Education is not only a human right. It is also tool for peacebuilding. In 2019, Reuben Garang conducted a feasibility study with South Sudanese refugee families living in refugee camps in Uganda. This project and report were fueled by Garang’s own personal experiences with periods of interrupted schooling both in refugee camps and in Canada. And it was fueled by the fundamental insight that education can serve as a tool for peacebuilding and mutual understanding between groups that have survived displacement and conflict.
The intent behind this feasibility study was three-fold: to raise awareness of the devastating plight—yet continued resilience—of the South Sudanese, to collect information that would inform the development of the Education Pathways to Peace Project, and to set groundwork for comparative research by considering ways to enhance education outcomes for refugees living in camps and those who have been resettled. While the feasibility study’s intent was ambitious, through Garang’s
observations of the refugee camps in Uganda, speaking with South Sudanese refugee families there, and sharing his findings upon his return to Manitoba, the study has acted, and will continue to act, as a launching point for future work.

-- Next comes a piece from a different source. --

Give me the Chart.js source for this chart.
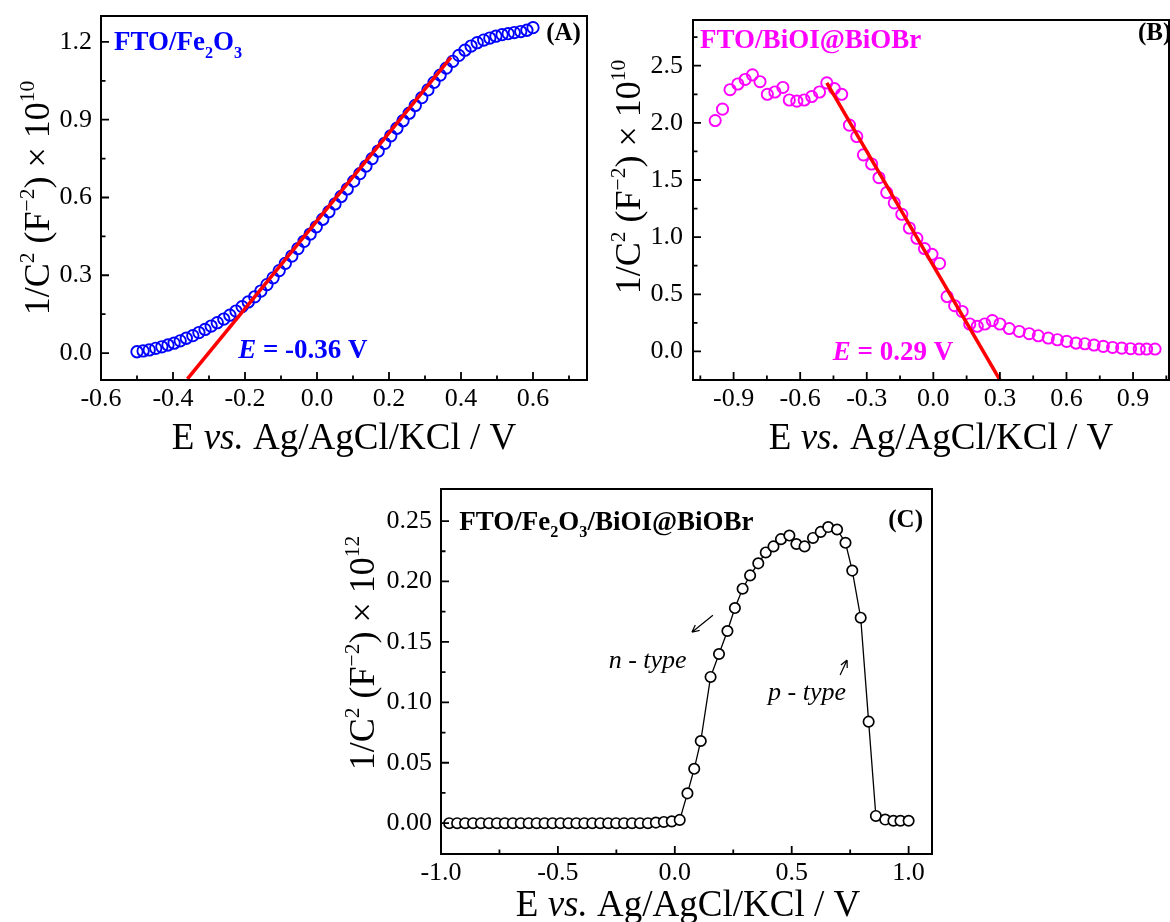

The study targets four audiences. The first audience is comprised of existing project partners who have already contributed to this feasibility study. The second is comprised of existing and potential partners who are interested in contributing to the project’s growth and development. The third audience is the broad range of organizations and researchers interested in the relationship between education and peacebuilding and the possibilities for community development following displacement. The forth is the wider international community and public, so as to familiarize them with the challenges facing South Sudanese refugee youth.